Much of my work has developed out of my interest in Native American legends and indigenous art forms.  Although I work in several different media my focus has been predominately on the woodcut relief print. 

Over the years I have illustrated four books of Cree Indian legends which I transcribed from the ethnographic notes, myths and legends that my father, P.G. Downes (1909-1959) a North American Indian ethnologist, writer and Northern explorer, collected in the 1930's.  Kyass, 2011, The Legend of the Mimigwesseos, 1999, Wisakyjak and the New World, 1991 and The Story of Chakapas, 1987 were published by Penumbra Press in Ottawa, Ontario, Canada.  The images in the series are large black and white woodcut relief prints and comprise my on-going exploration of the totemic qualities of animals and the natural world in which they live.

Monoprinting is another medium I explore in my work.  The immediacy of this technique, in contrast to the slower process of the woodcut print, allows me to respond more quickly to the flux of a particular aesthetic moment.  In both processes my interest is ultimately grounded in nature and reflects my interest in animals and rural life.

Originally from Concord Massachusetts, I spent my childhood exploring the woods and wetlands, fields and rivers that were my backyard.  In the early 1970’s I lived on a farm in southeastern Ohio.  As an undergraduate I studied at the Massachusetts College of Art and The Ohio State University.  I received my BFA from OSU in 1976 and my MFA in printmaking from The Ohio State University in 1979.  In the summer of 1982, I enrolled at the University of British Columbia in Vancouver.  While there I lived on a Salish Indian reservation where I found a comfortable affinity for the northwestern Canadian coastal region and renewed inspiration for my art.  In 1985 I received my MEd from the University of Illinois at Chicago.   
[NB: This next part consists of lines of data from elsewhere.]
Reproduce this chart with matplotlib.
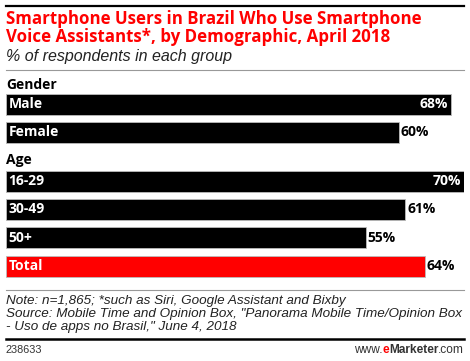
import matplotlib
matplotlib.use("Agg")
import matplotlib.pyplot as plt
from matplotlib.lines import Line2D

# ---- data ----
groups = ["Gender", "Age"]
categories = ["Male", "Female", "16-29", "30-49", "50+", "Total"]
category_group = ["Gender", "Gender", "Age", "Age", "Age", None]
values = [68, 60, 70, 61, 55, 64]

title = "Smartphone Users in Brazil Who Use Smartphone\nVoice Assistants*, by Demographic, April 2018"
subtitle = "% of respondents in each group"
note = ("Note: n=1,865; *such as Siri, Google Assistant and Bixby\n"
        "Source: Mobile Time and Opinion Box, \"Panorama Mobile Time/Opinion Box\n"
        "- Uso de apps no Brasil,\" June 4, 2018")
chart_id = "238633"

W, H = 470, 361
fig = plt.figure(figsize=(W / 100, H / 100), dpi=100)

def fx(px):
    return px / W

def fy(py):
    return 1 - py / H

RED = "#ff0000"
BOLD = "Open Sans"

# header
fig.add_artist(Line2D([fx(6), fx(464)], [fy(6), fy(6)], color="black", lw=1.6))
fig.text(fx(6), fy(28), title, color=RED, fontsize=12.2, fontweight="bold",
         family=BOLD, va="center", ha="left", linespacing=1.05)
fig.text(fx(6), fy(57), subtitle, color="#222222", fontsize=11.5, style="italic",
         family="Liberation Sans", va="center", ha="left")
fig.add_artist(Line2D([fx(6), fx(464)], [fy(70), fy(70)], color="#999999", lw=0.8))

# bars axes: spans x 6..464 px, y in pixel coords
ax = fig.add_axes([fx(6), 0, fx(458), 1])
ax.set_xlim(0, max(values))
ax.set_ylim(H, 0)
ax.axis("off")

bar_top = {"Male": 93.5, "Female": 121.5, "16-29": 170.5, "30-49": 198.5, "50+": 227, "Total": 255.5}
bar_h = 21
group_label_y = {"Gender": 85, "Age": 160}
FS = 10

for g in groups:
    ax.text(0, group_label_y[g], g, fontsize=FS, fontweight="bold", family=BOLD,
            va="center", ha="left", color="black")

vmax = max(values)
for cat, val, grp in zip(categories, values, category_group):
    yc = bar_top[cat] + bar_h / 2
    color = RED if cat == "Total" else "black"
    ax.barh(yc, val, height=bar_h, left=0, color=color, edgecolor="#bbbbbb", linewidth=0.6)
    ax.text(0.4, yc, cat, color="white", fontsize=FS, fontweight="bold", family=BOLD,
            va="center", ha="left")
    if val >= vmax - 2.5:
        ax.text(val - 0.45, yc, f"{val}%", color="white", fontsize=FS, fontweight="bold",
                family=BOLD, va="center", ha="right")
    else:
        ax.text(val + 0.3, yc, f"{val}%", color="black", fontsize=FS, fontweight="bold",
                family=BOLD, va="center", ha="left")

# footer
fig.add_artist(Line2D([fx(6), fx(464)], [fy(290), fy(290)], color="#999999", lw=0.8))
fig.text(fx(6), fy(314), note, color="#222222", fontsize=9.7, style="italic",
         family="Liberation Sans", va="center", ha="left", linespacing=1.12)
fig.add_artist(Line2D([fx(6), fx(464)], [fy(339), fy(339)], color="black", lw=1.8))
fig.text(fx(6), fy(350), chart_id, color="#333333", fontsize=7.8, family="Liberation Sans",
         va="center", ha="left")

# build the logo right-to-left
fig.canvas.draw()
r = fig.canvas.get_renderer()
x_right = fx(464)
def place(txt, **kw):
    global x_right
    t = fig.text(x_right, fy(350), txt, va="center", ha="right", **kw)
    bb = t.get_window_extent(renderer=r)
    x_right = x_right - bb.width / W
    return t

LS = 8.6
place(".com", color="#333333", fontsize=LS, family="Liberation Sans")
place("Marketer", color="#333333", fontsize=LS, family="Liberation Sans", fontweight="bold")
place("e", color=RED, fontsize=LS, family="Liberation Sans", fontweight="bold")
place("www.", color="#333333", fontsize=LS, family="Liberation Sans")

fig.savefig("out.png", dpi=100)
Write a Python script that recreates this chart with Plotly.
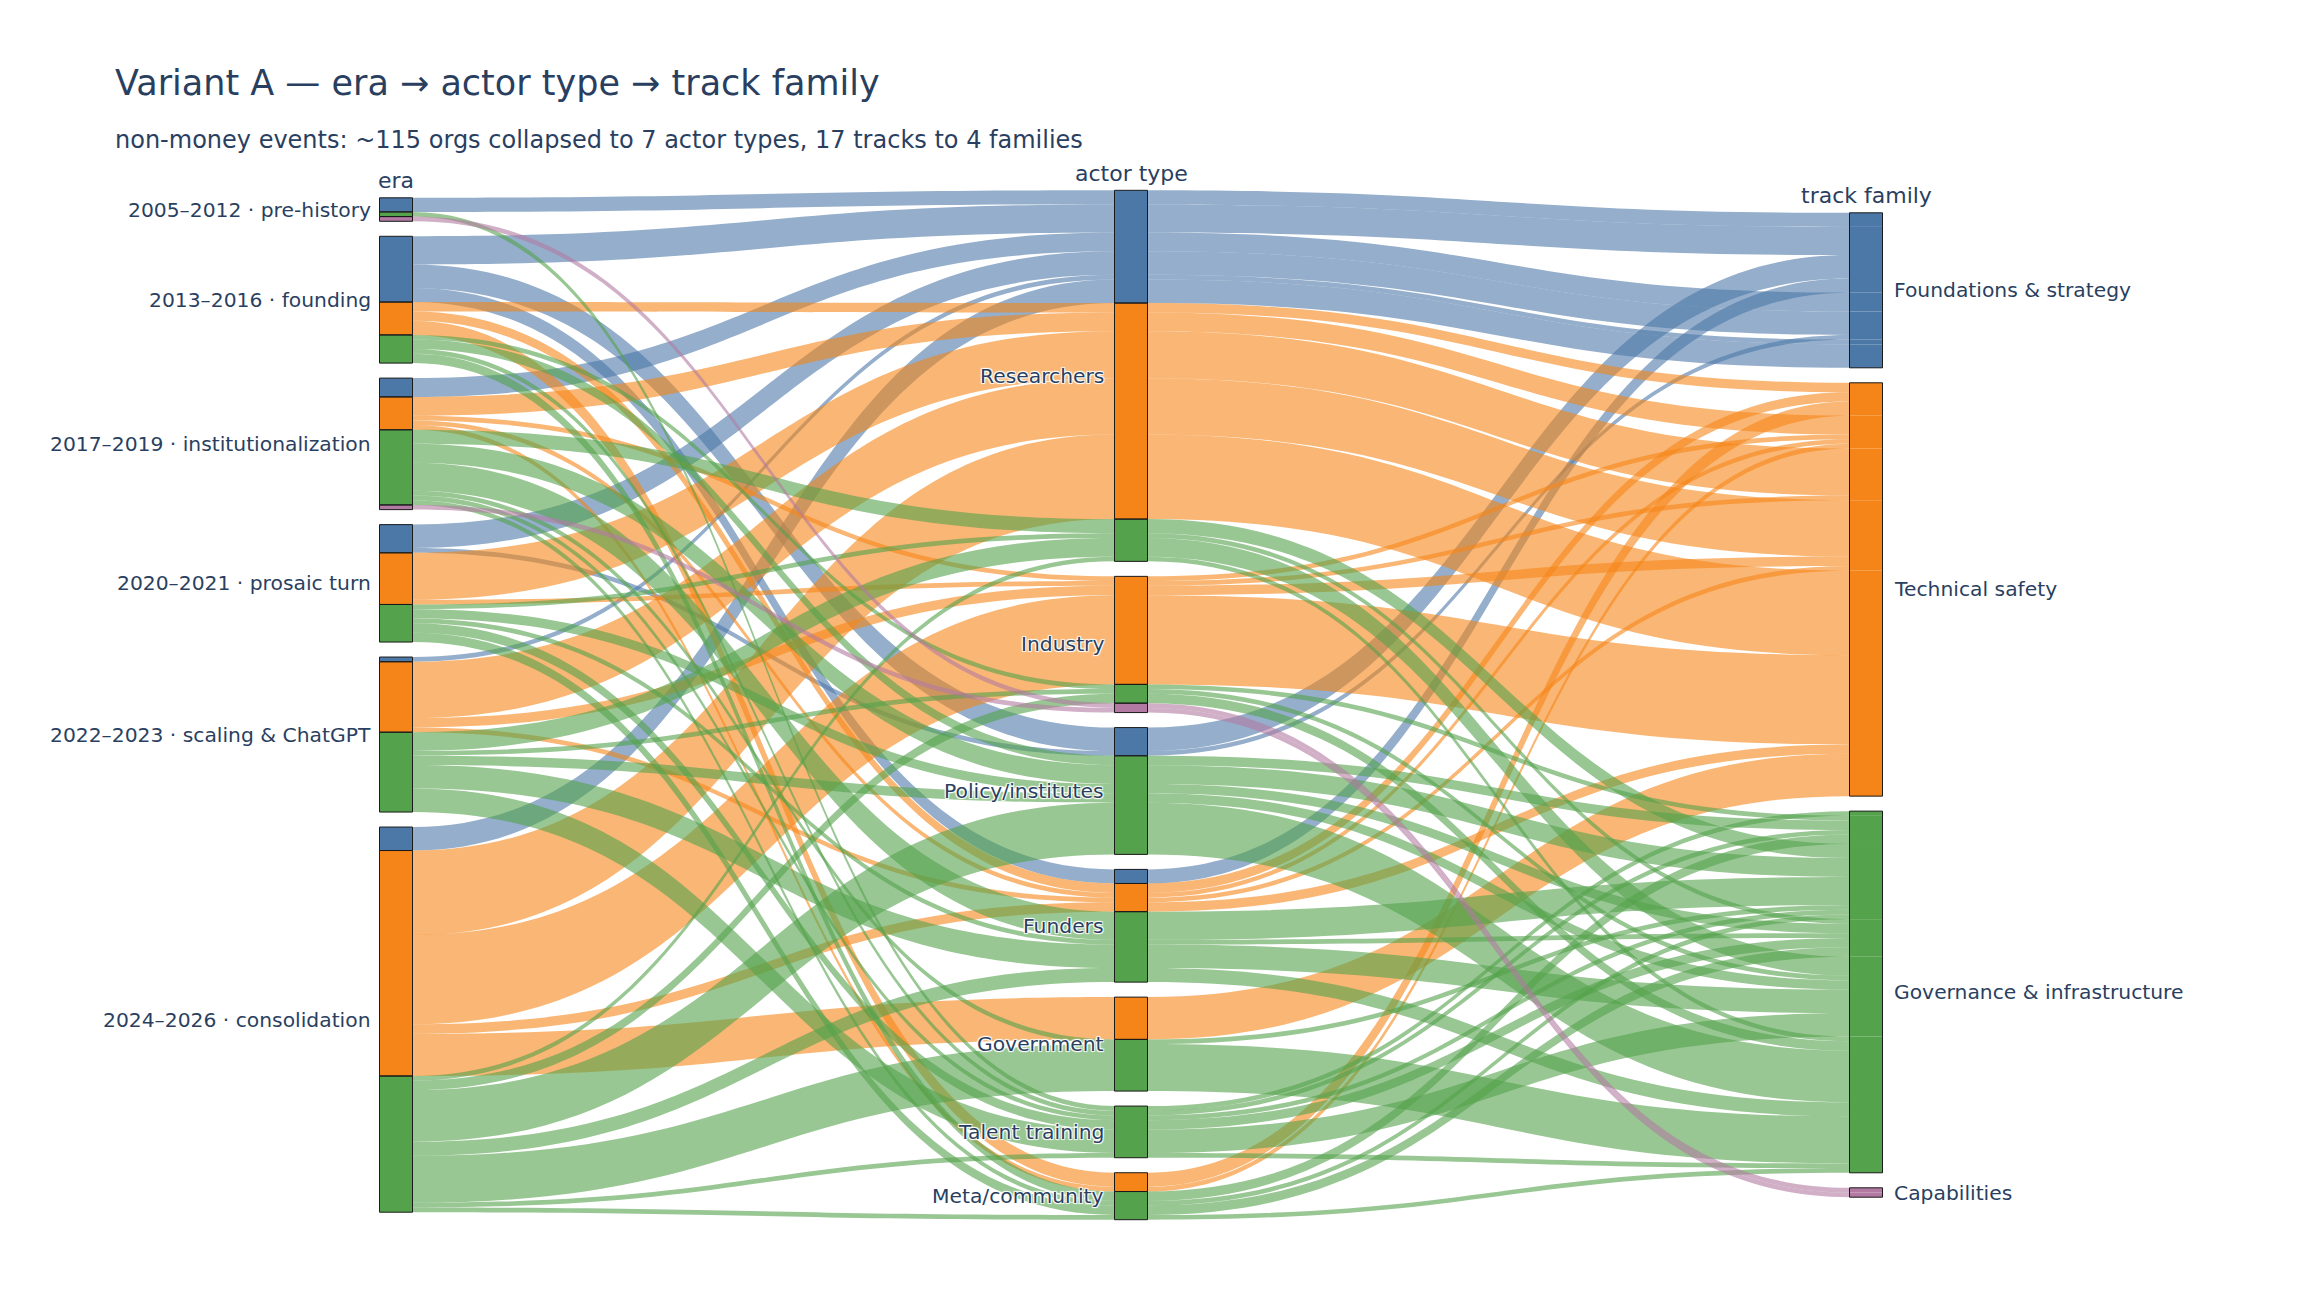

I began my teaching career while I was a graduate student at The Ohio State University.  I held first a Graduate Assistantship, and then a Graduate Associate.  From 1981 to 1983 I taught Visual Art at St. Paul’s School in Concord, NH.  For twenty-eight years from 1986 to 2014 I taught Studio Art at the University of Chicago Laboratory Schools in Chicago, Illinois.  After retiring from the University of Chicago I moved back to my hometown of Concord, Massachusetts where I continue to work as a professional artist.